> STATED GOAL
Write out each record below exactly as it appears, with no pictures.

*****

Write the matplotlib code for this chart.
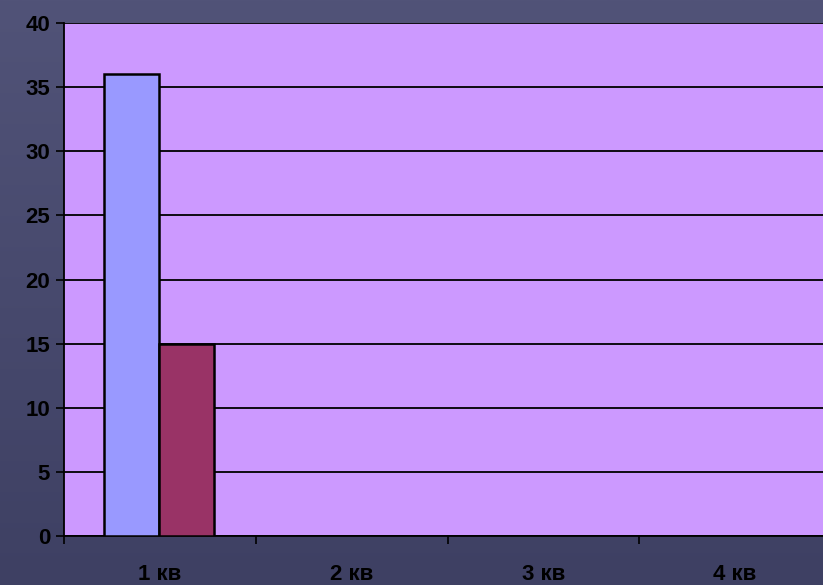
import numpy as np
import matplotlib.pyplot as plt
from matplotlib.colors import LinearSegmentedColormap

quarters = ["1 кв", "2 кв", "3 кв", "4 кв"]
series_a = [36, 0, 0, 0]
series_b = [15, 0, 0, 0]

plt.rcParams['font.family'] = ['Liberation Sans Narrow', 'Liberation Sans', 'DejaVu Sans']

fig = plt.figure(figsize=(8.23, 5.85), dpi=100)

# dark slate background with a soft vertical gradient
bg = fig.add_axes([0, 0, 1, 1], zorder=-10)
grad = np.linspace(0, 1, 256).reshape(-1, 1)
cmap = LinearSegmentedColormap.from_list("bg", ["#515378", "#3e4063"])
bg.imshow(grad, aspect="auto", cmap=cmap, extent=[0, 1, 0, 1])
bg.set_axis_off()

ax = fig.add_axes([64 / 823, 49 / 585, 767 / 823, 513 / 585])
ax.set_facecolor("#cc99ff")

x = np.arange(len(quarters))
w = 0.2875
ax.bar(x - w / 2 - 0.005, series_a, w, color="#9999ff", edgecolor="black", linewidth=1.8, zorder=3)
ax.bar(x + w / 2 - 0.005, series_b, w, color="#993366", edgecolor="black", linewidth=1.8, zorder=3)

ax.set_xlim(-0.5, len(quarters) - 0.5)
ax.set_ylim(0, 40)
ax.set_yticks(range(0, 41, 5))
ax.yaxis.grid(True, color="black", linewidth=1.3, zorder=1)
ax.set_axisbelow(True)

ax.set_xticks(x)
ax.set_xticklabels(quarters)
ax.set_xticks(np.arange(len(quarters)) - 0.5, minor=True)
ax.tick_params(axis="x", which="major", length=0, pad=20)
ax.tick_params(axis="x", which="minor", length=6, width=1.2, color="black")
ax.tick_params(axis="y", length=6, width=1.2, color="black", pad=4)

for lab in ax.get_xticklabels() + ax.get_yticklabels():
    lab.set_fontsize(16)
    lab.set_fontweight("bold")
    lab.set_color("black")

for s in ["right", "top"]:
    ax.spines[s].set_visible(False)
ax.spines["left"].set_linewidth(1.3)
ax.spines["bottom"].set_linewidth(1.3)

fig.savefig("out.png", dpi=100)
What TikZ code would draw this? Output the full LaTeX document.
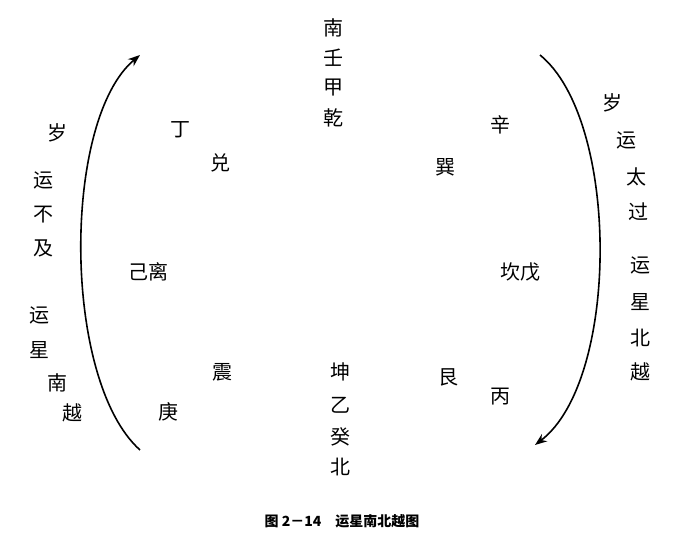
\documentclass[tikz,border=0pt]{standalone}
\usepackage{fontspec}
\setmainfont{Noto Sans CJK SC}
\usetikzlibrary{arrows.meta}
\begin{document}
\begin{tikzpicture}[x=1pt,y=-1pt,
 ch/.style={font=\fontsize{20}{20}\selectfont,inner sep=0pt},
 arc/.style={line width=1.6pt,-{Stealth[length=12pt,width=9pt]}}]
\useasboundingbox (0,0) rectangle (673,537);
\foreach \t/\x/\y/\n in {南/333/28/a1,壬/333/58/a2,甲/333/88/a3,乾/333/118/a4,
 丁/180/130/b1,兑/220/163/b2,己离/148/272/b3,震/222/372/b4,庚/168/412/b5,
 辛/500/125/c1,巽/445/167/c2,坎戊/520/272/c3,艮/448/377/c4,丙/500/397/c5,
 坤/340/372/d1,乙/340/405/d2,癸/340/437/d3,北/340/467/d4,
 岁/57/133/l1,运/44/180/l2,不/44/215/l3,及/44/248/l4,运/40/315/l5,星/40/350/l6,南/57/383/l7,越/72/413/l8,
 岁/612/103/r1,运/626/140/r2,太/636/177/r3,过/638/212/r4,运/640/265/r5,星/640/302/r6,北/640/338/r7,越/640/372/r8}
 \node[ch] (\n) at (\x,\y) {\t};
\node[font=\bfseries\fontsize{14}{14}\selectfont] (cap) at (342,521) {图 2－14\quad 运星南北越图};
\coordinate (ls) at (140,450); \coordinate (le) at (140,55);
\coordinate (rs) at (540,55); \coordinate (re) at (535,445);
\draw[arc] (ls) .. controls (62,380) and (62,120) .. (le);
\draw[arc] (rs) .. controls (620,120) and (620,380) .. (re);
\end{tikzpicture}
\end{document}
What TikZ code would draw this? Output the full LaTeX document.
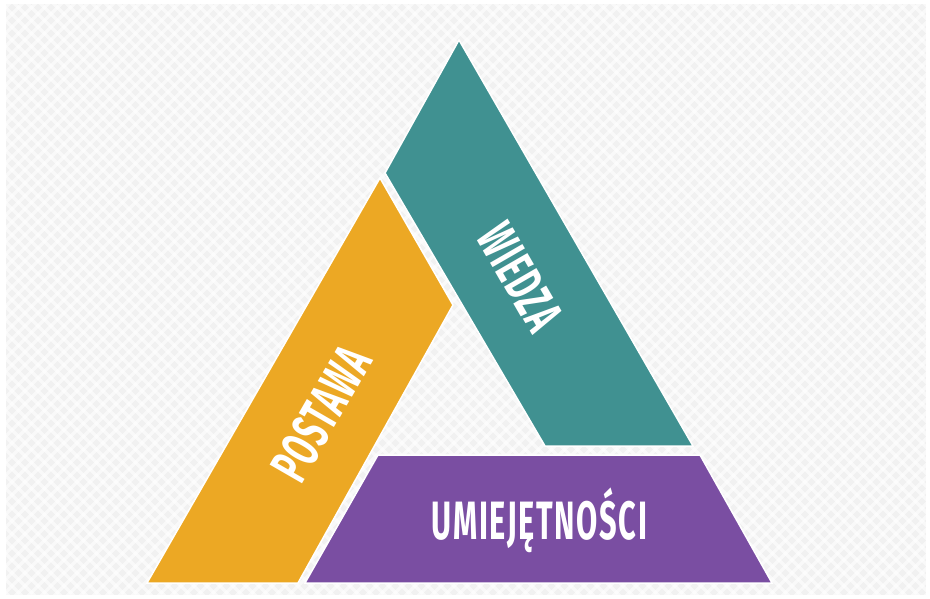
\documentclass[tikz,border=0pt]{standalone}
\usepackage{fontspec}
\newfontfamily\condfont[FakeStretch=0.57, LetterSpace=3]{Fira Sans}
\definecolor{tealc}{RGB}{64,145,145}
\definecolor{orangec}{RGB}{236,168,36}
\definecolor{purplec}{RGB}{122,78,162}
\definecolor{bgc}{RGB}{241,241,241}
\tikzset{
  band/.style={draw=white, line width=1.5pt, line join=miter},
  lbl/.style={text=white, font=\condfont\bfseries\fontsize{54}{54}\selectfont, inner sep=0pt, anchor=center}
}
\begin{document}
\begin{tikzpicture}[x=1pt,y=-1pt]
\useasboundingbox (0,0) rectangle (930,599);
\fill[white] (0,0) rectangle (930,599);
\begin{scope}
\clip (6,4) rectangle (926,595);
\fill[bgc] (6,4) rectangle (926,595);
\foreach \k in {-600,-587,...,940} {
  \draw[white, line width=3.5pt, opacity=0.6] (\k,0) -- ++(600,600);
  \draw[white, line width=3.5pt, opacity=0.6] (\k+600,0) -- ++(-600,600);
}
\end{scope}
% bands
\path[band, fill=tealc] (459,40) -- (693,446) -- (545,446) -- (385,173) -- cycle;
\path[band, fill=orangec] (380,178) -- (453,305) -- (298,583) -- (147,583) -- cycle;
\path[band, fill=purplec] (378,455) -- (700,455) -- (772,583) -- (305,583) -- cycle;
% labels
\node[lbl, rotate=-60] (wiedza) at (520,277) {WIEDZA};
\node[lbl, rotate=60] (postawa) at (321,414) {POSTAWA};
\node[lbl] (umiej) at (539.5,520) {\vphantom{A}UMIEJĘTNOŚCI};
\end{tikzpicture}
\end{document}
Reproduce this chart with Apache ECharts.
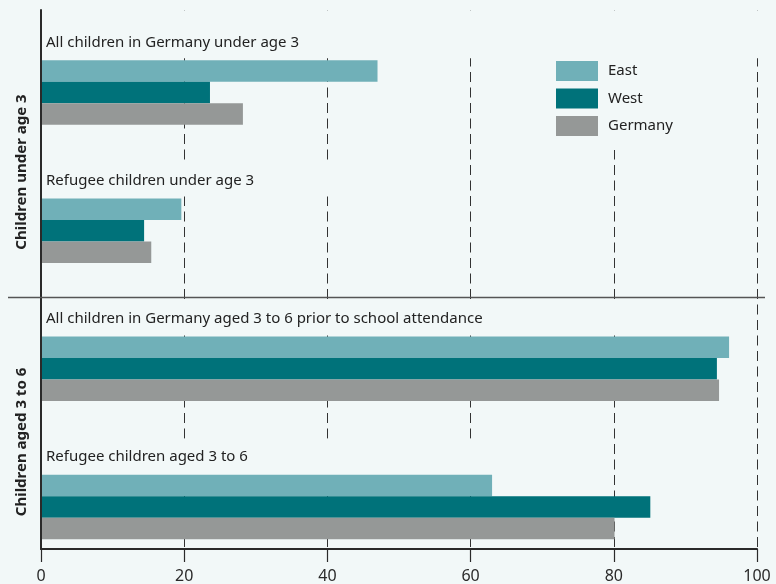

*****

> TASK OUTPUT
Write the matplotlib code for this chart.
import numpy as np
import matplotlib.pyplot as plt
from matplotlib.colors import LinearSegmentedColormap

quarters = ["1 кв", "2 кв", "3 кв", "4 кв"]
series_a = [36, 0, 0, 0]
series_b = [15, 0, 0, 0]

plt.rcParams['font.family'] = ['Liberation Sans Narrow', 'Liberation Sans', 'DejaVu Sans']

fig = plt.figure(figsize=(8.23, 5.85), dpi=100)

# dark slate background with a soft vertical gradient
bg = fig.add_axes([0, 0, 1, 1], zorder=-10)
grad = np.linspace(0, 1, 256).reshape(-1, 1)
cmap = LinearSegmentedColormap.from_list("bg", ["#515378", "#3e4063"])
bg.imshow(grad, aspect="auto", cmap=cmap, extent=[0, 1, 0, 1])
bg.set_axis_off()

ax = fig.add_axes([64 / 823, 49 / 585, 767 / 823, 513 / 585])
ax.set_facecolor("#cc99ff")

x = np.arange(len(quarters))
w = 0.2875
ax.bar(x - w / 2 - 0.005, series_a, w, color="#9999ff", edgecolor="black", linewidth=1.8, zorder=3)
ax.bar(x + w / 2 - 0.005, series_b, w, color="#993366", edgecolor="black", linewidth=1.8, zorder=3)

ax.set_xlim(-0.5, len(quarters) - 0.5)
ax.set_ylim(0, 40)
ax.set_yticks(range(0, 41, 5))
ax.yaxis.grid(True, color="black", linewidth=1.3, zorder=1)
ax.set_axisbelow(True)

ax.set_xticks(x)
ax.set_xticklabels(quarters)
ax.set_xticks(np.arange(len(quarters)) - 0.5, minor=True)
ax.tick_params(axis="x", which="major", length=0, pad=20)
ax.tick_params(axis="x", which="minor", length=6, width=1.2, color="black")
ax.tick_params(axis="y", length=6, width=1.2, color="black", pad=4)

for lab in ax.get_xticklabels() + ax.get_yticklabels():
    lab.set_fontsize(16)
    lab.set_fontweight("bold")
    lab.set_color("black")

for s in ["right", "top"]:
    ax.spines[s].set_visible(False)
ax.spines["left"].set_linewidth(1.3)
ax.spines["bottom"].set_linewidth(1.3)

fig.savefig("out.png", dpi=100)
What TikZ code would draw this? Output the full LaTeX document.
\documentclass[tikz,border=0pt]{standalone}
\usepackage{fontspec}
\setmainfont{Noto Sans CJK SC}
\usetikzlibrary{arrows.meta}
\begin{document}
\begin{tikzpicture}[x=1pt,y=-1pt,
 ch/.style={font=\fontsize{20}{20}\selectfont,inner sep=0pt},
 arc/.style={line width=1.6pt,-{Stealth[length=12pt,width=9pt]}}]
\useasboundingbox (0,0) rectangle (673,537);
\foreach \t/\x/\y/\n in {南/333/28/a1,壬/333/58/a2,甲/333/88/a3,乾/333/118/a4,
 丁/180/130/b1,兑/220/163/b2,己离/148/272/b3,震/222/372/b4,庚/168/412/b5,
 辛/500/125/c1,巽/445/167/c2,坎戊/520/272/c3,艮/448/377/c4,丙/500/397/c5,
 坤/340/372/d1,乙/340/405/d2,癸/340/437/d3,北/340/467/d4,
 岁/57/133/l1,运/44/180/l2,不/44/215/l3,及/44/248/l4,运/40/315/l5,星/40/350/l6,南/57/383/l7,越/72/413/l8,
 岁/612/103/r1,运/626/140/r2,太/636/177/r3,过/638/212/r4,运/640/265/r5,星/640/302/r6,北/640/338/r7,越/640/372/r8}
 \node[ch] (\n) at (\x,\y) {\t};
\node[font=\bfseries\fontsize{14}{14}\selectfont] (cap) at (342,521) {图 2－14\quad 运星南北越图};
\coordinate (ls) at (140,450); \coordinate (le) at (140,55);
\coordinate (rs) at (540,55); \coordinate (re) at (535,445);
\draw[arc] (ls) .. controls (62,380) and (62,120) .. (le);
\draw[arc] (rs) .. controls (620,120) and (620,380) .. (re);
\end{tikzpicture}
\end{document}
What TikZ code would draw this? Output the full LaTeX document.
\documentclass[tikz,border=0pt]{standalone}
\usepackage{fontspec}
\newfontfamily\condfont[FakeStretch=0.57, LetterSpace=3]{Fira Sans}
\definecolor{tealc}{RGB}{64,145,145}
\definecolor{orangec}{RGB}{236,168,36}
\definecolor{purplec}{RGB}{122,78,162}
\definecolor{bgc}{RGB}{241,241,241}
\tikzset{
  band/.style={draw=white, line width=1.5pt, line join=miter},
  lbl/.style={text=white, font=\condfont\bfseries\fontsize{54}{54}\selectfont, inner sep=0pt, anchor=center}
}
\begin{document}
\begin{tikzpicture}[x=1pt,y=-1pt]
\useasboundingbox (0,0) rectangle (930,599);
\fill[white] (0,0) rectangle (930,599);
\begin{scope}
\clip (6,4) rectangle (926,595);
\fill[bgc] (6,4) rectangle (926,595);
\foreach \k in {-600,-587,...,940} {
  \draw[white, line width=3.5pt, opacity=0.6] (\k,0) -- ++(600,600);
  \draw[white, line width=3.5pt, opacity=0.6] (\k+600,0) -- ++(-600,600);
}
\end{scope}
% bands
\path[band, fill=tealc] (459,40) -- (693,446) -- (545,446) -- (385,173) -- cycle;
\path[band, fill=orangec] (380,178) -- (453,305) -- (298,583) -- (147,583) -- cycle;
\path[band, fill=purplec] (378,455) -- (700,455) -- (772,583) -- (305,583) -- cycle;
% labels
\node[lbl, rotate=-60] (wiedza) at (520,277) {WIEDZA};
\node[lbl, rotate=60] (postawa) at (321,414) {POSTAWA};
\node[lbl] (umiej) at (539.5,520) {\vphantom{A}UMIEJĘTNOŚCI};
\end{tikzpicture}
\end{document}
Reproduce this chart with Apache ECharts.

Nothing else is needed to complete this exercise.